··· SUPPLIED MATERIAL

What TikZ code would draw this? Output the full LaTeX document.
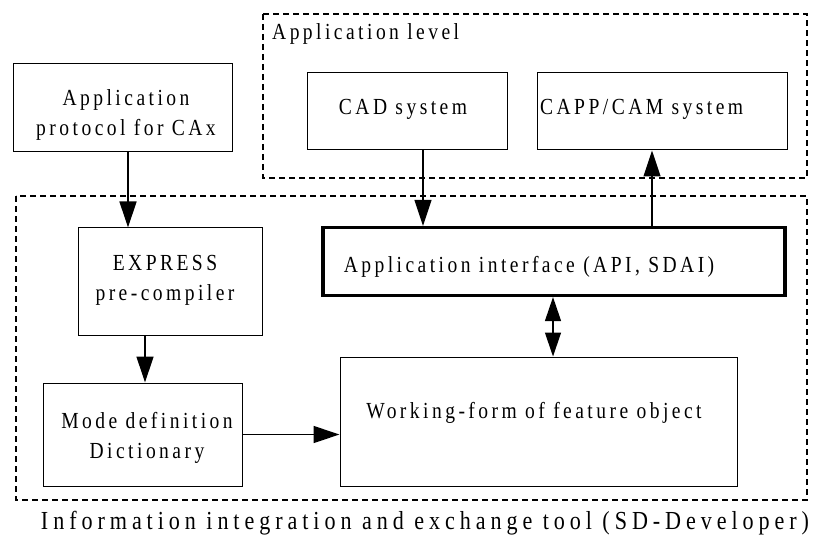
\documentclass[tikz,border=0pt]{standalone}
\usepackage{fontspec}
\setmainfont{Liberation Serif}[LetterSpace=15,FakeStretch=0.85]
\newfontfamily\capfont{Liberation Serif}[LetterSpace=19,FakeStretch=0.85]
\usetikzlibrary{arrows.meta}
\begin{document}
\begin{tikzpicture}[x=1pt,y=-1pt,
  box/.style={draw,line width=1pt,inner sep=0pt},
  txt/.style={font=\fontsize{23}{30}\selectfont,align=center,inner sep=0pt},
  group/.style={draw,line width=1.4pt,dash pattern=on 6pt off 4pt},
  arr/.style={line width=1.3pt,-{Triangle[length=26pt,width=17pt]}},
  darr/.style={line width=1.3pt,{Triangle[length=24pt,width=16pt]}-{Triangle[length=24pt,width=16pt]}}]
\useasboundingbox (0,0) rectangle (821,545);
% groups
\draw[group] (263,14) rectangle (807,178);
\draw[group] (16,196) rectangle (807,500);
\node[txt,anchor=west] (lvl) at (272,34) {Application level};
% boxes
\node[box,minimum width=219pt,minimum height=88pt] (ap) at (122.5,108) {};
\node[txt] (aptxt) at (126,115) {Application\\protocol for CAx};
\node[box,minimum width=200pt,minimum height=77pt] (cad) at (407,111.5) {};
\node[txt] (cadtxt) at (403,109) {CAD system};
\node[box,minimum width=250pt,minimum height=77pt] (capp) at (662,111.5) {};
\node[txt,anchor=west] (capptxt) at (540,109) {CAPP/CAM system};
\node[box,minimum width=184pt,minimum height=107pt] (exp) at (170,281.5) {};
\node[txt] (exptxt) at (165,280) {EXPRESS\\pre-compiler};
\node[draw,line width=3.2pt,minimum width=462pt,minimum height=68pt,inner sep=0pt] (api) at (554,261.5) {};
\node[txt] (apitxt) at (529,267) {Application interface (API, SDAI)};
\node[box,minimum width=397pt,minimum height=129pt] (work) at (538.5,421.5) {};
\node[txt] (worktxt) at (534,413) {Working-form of feature object};
\node[box,minimum width=199pt,minimum height=103pt] (mode) at (142.5,434.5) {};
\node[txt] (modetxt) at (147,438) {Mode definition\\Dictionary};
\node[font=\capfont\fontsize{26}{30}\selectfont] (cap) at (425,523) {Information integration and exchange tool (SD-Developer)};
% connectors
\draw[arr] (ap.south -| 128,0) -- (exp.north -| 128,0);
\draw[arr] (exp.south -| 145,0) -- (mode.north -| 145,0);
\draw[arr] (cad.south -| 423,0) -- (api.north -| 423,0);
\draw[arr] (api.north -| 652,0) -- (capp.south -| 652,0);
\draw[darr] (api.south -| 553,0) -- (work.north -| 553,0);
\draw[arr] (mode.east) -- (mode.east -| work.west);
\end{tikzpicture}
\end{document}
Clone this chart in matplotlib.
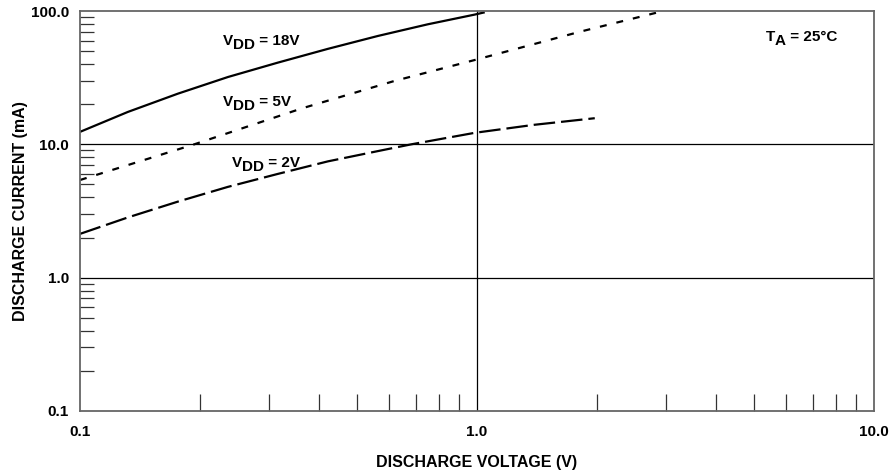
import numpy as np
import matplotlib
matplotlib.use("Agg")
import matplotlib.pyplot as plt
from matplotlib.ticker import FixedLocator, FixedFormatter, NullFormatter

plt.rcParams["font.family"] = ["Liberation Sans", "DejaVu Sans"]
plt.rcParams["font.weight"] = "bold"
plt.rcParams["lines.scale_dashes"] = False

# discharge voltage (V) vs discharge current (mA)
v18 = [0.1, 0.132, 0.1765, 0.236, 0.315, 0.421, 0.563, 0.752, 0.987, 1.046]
i18 = [12.4, 17.5, 24.0, 32.0, 41.0, 52.0, 65.0, 79.5, 94.0, 97.8]

v5 = [0.1, 0.194, 0.362, 0.62, 0.987, 1.82, 2.84]
i5 = [5.4, 10.0, 18.6, 29.9, 42.9, 70.0, 97.3]

v2 = [0.1, 0.132, 0.1765, 0.236, 0.315, 0.421, 0.563, 0.683, 0.987, 1.39, 1.98]
i2 = [2.13, 2.83, 3.72, 4.80, 6.0, 7.45, 8.9, 10.0, 12.2, 14.0, 15.7]

x_ticks = [0.1, 1.0, 10.0]
x_tick_labels = ["0.1", "1.0", "10.0"]
y_ticks = [0.1, 1.0, 10.0, 100.0]
y_tick_labels = ["0.1", "1.0", "10.0", "100.0"]

FS = 11


def sub_label(ax, x, y, main, sub, rest):
    t1 = ax.text(x, y, main, fontsize=FS, fontweight="bold", va="baseline")
    t2 = ax.annotate(sub, xy=(1, 0), xycoords=t1, xytext=(0, -3),
                     textcoords="offset points", fontsize=FS,
                     fontweight="bold", va="bottom")
    ax.annotate(rest, xy=(1, 0), xycoords=t2, xytext=(0, 3),
                textcoords="offset points", fontsize=FS,
                fontweight="bold", va="bottom")


fig = plt.figure(figsize=(8.95, 4.76), dpi=100)
ax = fig.add_axes([80 / 895, 1 - 411 / 476, 794 / 895, 400 / 476])
ax.set_xscale("log")
ax.set_yscale("log")
ax.set_xlim(0.1, 10)
ax.set_ylim(0.1, 100)

ax.plot(v18, i18, color="black", lw=1.6, solid_capstyle="butt")
ax.plot(v5, i5, color="black", lw=1.6, dashes=(5, 7.2))
ax.plot(v2, i2, color="black", lw=1.6, dashes=(15.5, 4.3))

# grid lines at the decades
for yv in [1.0, 10.0]:
    ax.axhline(yv, color="black", lw=0.9, zorder=1)
ax.axvline(1.0, color="black", lw=0.9, zorder=1)

for s in ax.spines.values():
    s.set_color("#666666")
    s.set_linewidth(1.3)

ax.xaxis.set_major_locator(FixedLocator(x_ticks))
ax.xaxis.set_major_formatter(FixedFormatter(x_tick_labels))
ax.yaxis.set_major_locator(FixedLocator(y_ticks))
ax.yaxis.set_major_formatter(FixedFormatter(y_tick_labels))
ax.xaxis.set_minor_locator(FixedLocator(
    [m * d for d in [0.1, 1.0] for m in range(2, 10)]))
ax.yaxis.set_minor_locator(FixedLocator(
    [m * d for d in [0.1, 1.0, 10.0] for m in range(2, 10)]))
ax.xaxis.set_minor_formatter(NullFormatter())
ax.yaxis.set_minor_formatter(NullFormatter())

ax.tick_params(which="major", length=0, labelsize=FS, pad=8)
ax.tick_params(axis="x", which="major", pad=10)
ax.tick_params(axis="x", which="minor", direction="in", length=12,
               width=0.9, color="#333333")
ax.tick_params(axis="y", which="minor", direction="in", length=10,
               width=0.9, color="#333333")

ax.set_xlabel("DISCHARGE VOLTAGE (V)", fontsize=11.5, fontweight="bold")
ax.set_ylabel("DISCHARGE CURRENT (mA)", fontsize=11.5, fontweight="bold")
ax.xaxis.set_label_coords(0.5, -0.11)
ax.yaxis.set_label_coords(-0.066, 0.5)

sub_label(ax, 0.229, 55.7, "V", "DD", " = 18V")
sub_label(ax, 0.229, 19.4, "V", "DD", " = 5V")
sub_label(ax, 0.241, 6.77, "V", "DD", " = 2V")
sub_label(ax, 5.34, 59.7, "T", "A", " = 25°C")

fig.savefig("out.png", dpi=100)
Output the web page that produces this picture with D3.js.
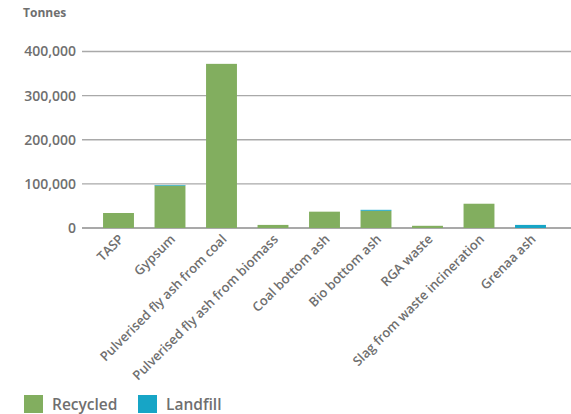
<!DOCTYPE html>
<html><head><meta charset="utf-8">
<script src="https://cdn.jsdelivr.net/npm/d3@7"></script>
<style>
body{margin:0;background:#fff;}
text{font-family:"Open Sans","Noto Sans",sans-serif;}
</style></head>
<body><svg id="c" width="571" height="414"></svg>
<script>
const categories = ["TASP","Gypsum","Pulverised fly ash from coal","Pulverised fly ash from biomass","Coal bottom ash","Bio bottom ash","RGA waste","Slag from waste incineration","Grenaa ash"];
const recycled = [34000, 96000, 372000, 7000, 37000, 39000, 5000, 55000, 0];
const landfill = [0, 1500, 0, 0, 0, 2200, 0, 0, 7000];
const yTicks = [0, 100000, 200000, 300000, 400000];
const seriesNames = ["Recycled","Landfill"];
const colors = ["#82ae5f","#17a5c6"];

const svg = d3.select("#c");
const x = d3.scaleBand().domain(categories).range([92.75, 556.25]).paddingInner(0.4).paddingOuter(0.2);
const y = d3.scaleLinear().domain([0, 400000]).range([228, 51.5]);

svg.append("g").selectAll("line").data(yTicks).join("line")
  .attr("x1", 82).attr("x2", 571)
  .attr("y1", d => y(d)).attr("y2", d => y(d))
  .attr("stroke", "#a9a9a9")
  .attr("stroke-width", d => d === 0 ? 2 : 1.4);

svg.append("g").selectAll("text").data(yTicks).join("text")
  .attr("x", 76).attr("y", d => y(d)).attr("dy", "0.35em")
  .attr("text-anchor", "end").attr("fill", "#6f6f6f")
  .attr("font-size", 14).attr("font-weight", 600)
  .text(d => d3.format(",")(d));

svg.append("text").attr("x", 23).attr("y", 17).attr("fill", "#6f6f6f")
  .attr("font-size", 12).attr("font-weight", 700).text("Tonnes");

const data = categories.map((c, i) => ({cat: c, Recycled: recycled[i], Landfill: landfill[i]}));
const stack = d3.stack().keys(seriesNames)(data);
svg.append("g").selectAll("g").data(stack).join("g")
  .attr("fill", (d, i) => colors[i])
  .selectAll("rect").data(d => d).join("rect")
  .attr("x", d => x(d.data.cat)).attr("width", x.bandwidth())
  .attr("y", d => y(d[1])).attr("height", d => y(d[0]) - y(d[1]));

svg.append("g").selectAll("text").data(categories).join("text")
  .attr("transform", d => `translate(${x(d) + x.bandwidth()/2 + 6},${240}) rotate(-45)`)
  .attr("text-anchor", "end").attr("fill", "#6f6f6f")
  .attr("font-size", 13).attr("font-weight", 600)
  .text(d => d);

const lg = svg.append("g");
const lx = [24, 138];
seriesNames.forEach((s, i) => {
  lg.append("rect").attr("x", lx[i]).attr("y", 395).attr("width", 19).attr("height", 18).attr("fill", colors[i]);
  lg.append("text").attr("x", lx[i] + 28).attr("y", 410).attr("fill", "#6f6f6f")
    .attr("font-size", 15.5).attr("font-weight", 600).text(s);
});
</script></body></html>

······

**GOAL:**
Extract the part of the records that opens with the line containing "Clone this chart in matplotlib." and closes with the line containing "from matplotlib.ticker import". Take only those lines, exactly, and no pictures.

**CORRECT OUTPUT:**
Clone this chart in matplotlib.
import numpy as np
import matplotlib
matplotlib.use("Agg")
import matplotlib.pyplot as plt
from matplotlib.ticker import FixedLocator, FixedFormatter, NullFormatter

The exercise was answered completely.